Illinois’ ban on so-called “assault weapons” is back in force less than a week after an injunction was granted by U.S. District Judge Stephen McGlynn. 

The judge issued a temporary injunction against the statewide ban, ruling that the sweeping legal action not only placed unnecessary obstacles on the right to self-defense, but it also often “completely obliterated that right.”

Now that right is “completely obliterated” once again as the back-and-forth between judges on citizens’ Second Amendment rights continues. Appellate Judge Frank Easterbrook on Thursday agreed to stay the ruling after the appeal was made by the state’s attorneys. 

Last week’s decision by McGlynn will now be reviewed by the Seventh U.S. Circuit Court of Appeals.

In the meantime, the Illinois ban on “assault weapons” and high capacity magazines stands. McGlynn’s ruling, which came as quite welcome news to gun rights advocates, was quickly appealed by the state. When McGlynn did not immediately reverse himself, Attorney General Kwame Raoul appealed his ruling to the Seventh Circuit.

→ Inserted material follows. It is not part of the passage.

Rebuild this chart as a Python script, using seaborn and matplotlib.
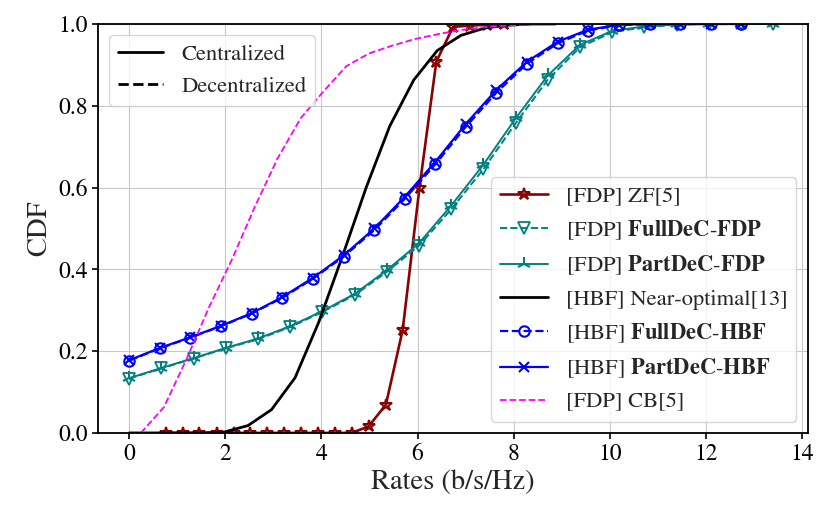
import numpy as np
import pandas as pd
import matplotlib
matplotlib.use("Agg")
import matplotlib.pyplot as plt
from matplotlib.lines import Line2D
import seaborn as sns

# ---------------- data ----------------
zf_x = [0.76, 1.11, 1.46, 1.82, 2.17, 2.52, 2.87, 3.22, 3.58, 3.93, 4.28, 4.63,
        4.98, 5.34, 5.69, 6.04, 6.39, 6.74, 7.10, 7.45, 7.80]
zf_y = [0, 0, 0, 0, 0, 0, 0, 0, 0, 0, 0, 0,
        0.016, 0.069, 0.252, 0.600, 0.908, 0.993, 0.996, 0.998, 1.0]

teal_x = [0.0, 0.67, 1.34, 2.01, 2.68, 3.35, 4.02, 4.69, 5.36, 6.03, 6.70, 7.37,
          8.04, 8.71, 9.38, 10.05, 10.72, 11.39, 12.06, 12.73, 13.40]
fulldec_fdp = [0.133, 0.158, 0.182, 0.207, 0.229, 0.259, 0.296, 0.337, 0.394, 0.458,
               0.547, 0.645, 0.757, 0.864, 0.943, 0.980, 0.992, 0.998, 1.0, 1.0, 1.0]
partdec_fdp = [0.134, 0.159, 0.183, 0.208, 0.231, 0.261, 0.298, 0.340, 0.398, 0.464,
               0.556, 0.656, 0.769, 0.874, 0.949, 0.983, 0.994, 0.999, 1.0, 1.0, 1.0]

black_x = [0.0, 0.49, 0.99, 1.48, 1.97, 2.47, 2.96, 3.45, 3.94, 4.43, 4.93, 5.42,
           5.92, 6.41, 6.90, 7.40, 7.89, 8.38, 8.87]
near_opt = [0, 0, 0, 0, 0.002, 0.018, 0.057, 0.135, 0.270, 0.430, 0.600, 0.750,
            0.863, 0.935, 0.972, 0.990, 0.997, 1.0, 1.0]

blue_x = [0.0, 0.64, 1.27, 1.91, 2.55, 3.18, 3.82, 4.46, 5.10, 5.73, 6.37, 7.00,
          7.64, 8.28, 8.92, 9.55, 10.19, 10.83, 11.46, 12.10, 12.74]
fulldec_hbf = [0.177, 0.207, 0.233, 0.261, 0.292, 0.330, 0.377, 0.431, 0.496, 0.572,
               0.657, 0.748, 0.832, 0.903, 0.953, 0.984, 0.997, 1.0, 1.0, 1.0, 1.0]
partdec_hbf = [0.178, 0.208, 0.234, 0.262, 0.293, 0.332, 0.379, 0.434, 0.500, 0.577,
               0.663, 0.755, 0.839, 0.908, 0.957, 0.986, 0.998, 1.0, 1.0, 1.0, 1.0]

cb_x = [0.24, 0.72, 1.19, 1.67, 2.14, 2.62, 3.09, 3.57, 4.04, 4.52, 4.99, 5.47,
        5.94, 6.42, 6.89, 7.37, 7.84, 8.32, 8.79]
cb_y = [0.0, 0.063, 0.180, 0.310, 0.425, 0.555, 0.672, 0.770, 0.835, 0.897, 0.928,
        0.947, 0.963, 0.975, 0.985, 0.992, 0.996, 0.999, 1.0]

labels = [
    "[FDP] ZF[5]",
    r"[FDP] $\mathbf{FullDeC}$-$\mathbf{FDP}$",
    r"[FDP] $\mathbf{PartDeC}$-$\mathbf{FDP}$",
    "[HBF] Near-optimal[13]",
    r"[HBF] $\mathbf{FullDeC}$-$\mathbf{HBF}$",
    r"[HBF] $\mathbf{PartDeC}$-$\mathbf{HBF}$",
    "[FDP] CB[5]",
]

# ---------------- style ----------------
sns.set_theme(style="ticks")
plt.rcParams["font.family"] = ["STIXGeneral", "DejaVu Serif"]
plt.rcParams["mathtext.fontset"] = "stix"
plt.rcParams["axes.edgecolor"] = "black"
plt.rcParams["axes.linewidth"] = 1.3
plt.rcParams["xtick.color"] = "black"
plt.rcParams["ytick.color"] = "black"
plt.rcParams["xtick.major.width"] = 1.2
plt.rcParams["ytick.major.width"] = 1.2
plt.rcParams["xtick.major.size"] = 4
plt.rcParams["ytick.major.size"] = 4

fig = plt.figure(figsize=(8.31, 5.21), dpi=100)
ax = fig.add_axes([0.118, 0.169, 0.854, 0.785])

common = dict(ax=ax, sort=False, estimator=None)

sns.lineplot(x=zf_x, y=zf_y, color="#8B0000", linestyle="-", linewidth=1.9,
             marker="*", markersize=9, markerfacecolor="none",
             markeredgecolor="#8B0000", markeredgewidth=1.5, label=labels[0], **common)
sns.lineplot(x=teal_x, y=fulldec_fdp, color="#008080", linestyle="--", linewidth=1.4,
             marker="v", markersize=8, markerfacecolor="none",
             markeredgecolor="#008080", markeredgewidth=1.3, label=labels[1], **common)
sns.lineplot(x=teal_x, y=partdec_fdp, color="#008080", linestyle="-", linewidth=1.4,
             marker="2", markersize=10, markerfacecolor="none",
             markeredgecolor="#008080", markeredgewidth=1.5, label=labels[2], **common)
sns.lineplot(x=black_x, y=near_opt, color="black", linestyle="-", linewidth=2.0,
             label=labels[3], **common)
sns.lineplot(x=blue_x, y=fulldec_hbf, color="blue", linestyle="--", linewidth=1.6,
             marker="o", markersize=7.5, markerfacecolor="none",
             markeredgecolor="blue", markeredgewidth=1.5, label=labels[4], **common)
sns.lineplot(x=blue_x, y=partdec_hbf, color="blue", linestyle="-", linewidth=1.6,
             marker="x", markersize=7, markerfacecolor="none",
             markeredgecolor="blue", markeredgewidth=1.5, label=labels[5], **common)
sns.lineplot(x=cb_x, y=cb_y, color="magenta", linestyle="--", linewidth=1.3,
             label=labels[6], **common)

ax.set_xlim(-0.65, 14.12)
ax.set_ylim(0, 1)
ax.set_xticks([0, 2, 4, 6, 8, 10, 12, 14])
ax.set_yticks([0.0, 0.2, 0.4, 0.6, 0.8, 1.0])
ax.set_yticklabels(["0.0", "0.2", "0.4", "0.6", "0.8", "1.0"])
ax.tick_params(labelsize=17)
ax.grid(True, color="#c8c8c8", linewidth=0.8)
ax.set_axisbelow(True)
for s in ax.spines.values():
    s.set_visible(True)
    s.set_color("black")

ax.set_xlabel("Rates (b/s/Hz)", fontsize=20.5)
ax.set_ylabel("CDF", fontsize=20.5)

handles, labs = ax.get_legend_handles_labels()
leg2 = ax.legend(handles, labs, loc="lower right", fontsize=16.2, fancybox=True,
                 framealpha=0.8, edgecolor="#cccccc", labelspacing=0.52,
                 handlelength=2.1)

style_handles = [Line2D([], [], color="black", linestyle="-", linewidth=2.0),
                 Line2D([], [], color="black", linestyle="--", linewidth=2.0)]
leg1 = ax.legend(style_handles, ["Centralized", "Decentralized"], loc="upper left",
                 fontsize=16.2, fancybox=True, framealpha=0.8, edgecolor="#cccccc")
ax.add_artist(leg2)

fig.savefig("out.png", dpi=100)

Examination of the Thursday decision requires a closer look at Judge Easterbrook. Before serving on the appellate court, Easterbrook was the federal judge who wrote the Friedman v. City of Highland Park decision. This ruling upheld Illinois’ ban covering the AR-15 and multiple other semiautomatic rifles. 

Interestingly, Easterbrook’s ruling in Friedman was based on the two-step, interest-balancing method that was previously followed. However, the Supreme Court in last year’s New York State Rifle and Pistol Association v. Bruen swept this protocol away, meaning that the judge should not have implemented it in staying the preliminary injunction.

The high court quite clearly told lower courts that attempting to “balance” an individual’s Second Amendment right to keep and bear arms with the government’s interest in regulating that right is in violation of the Constitution.

That should have settled this practice once and for all. Case closed.

Lower courts previously fell into the practice of using this method to consistently justify upholding gun control ordinances. That route was not even based on a Supreme Court ruling. Rather, it was part of the dissent in the District of Columbia v. Heller case. Justice Stephen Breyer laid out that legal theory, and it was hardly binding.

Still, many courts based their shaky reasoning on this theory and ruled against gun rights.

Bruen should have swept this flawed logic away, but apparently it didn’t.

Instead, Easterbrook directed the plaintiffs, who were given until May 9 to file a response, to consider two previous decisions from the Seventh Circuit. One was his own in the Friedman case, and the other was Wilson v. Cook County. In both rulings, the Seventh Circuit court upheld sweeping “assault weapons” bans in Highland Park and Cook County.

Both considered and ultimately decided that the freedoms afforded by the Second Amendment do not prevent local governments from categorically banning entire classes of weapons. This, the rulings in the cases concluded, could be done for public safety’s sake.

In other words, balancing the interest of governments with the Second Amendment. The exact framework that was explicitly struck down by 2022’s Bruen decision.

No matter, as Easterbrook turned his back on the high court’s new guidance and instead applied his own outdated reasoning.

It will be noteworthy to see how his ruling affects Justice Amy Coney Barrett’s findings on the Naperville “assault weapons” ban. She is set in coming days to receive a brief from the city on its law that mirrored the statewide prohibition of semiautomatic rifles and high-capacity magazines.

The possibility remains, and gun rights advocates should keep their fingers crossed, that this will lead to the high court weighing in on “assault weapons” bans in general.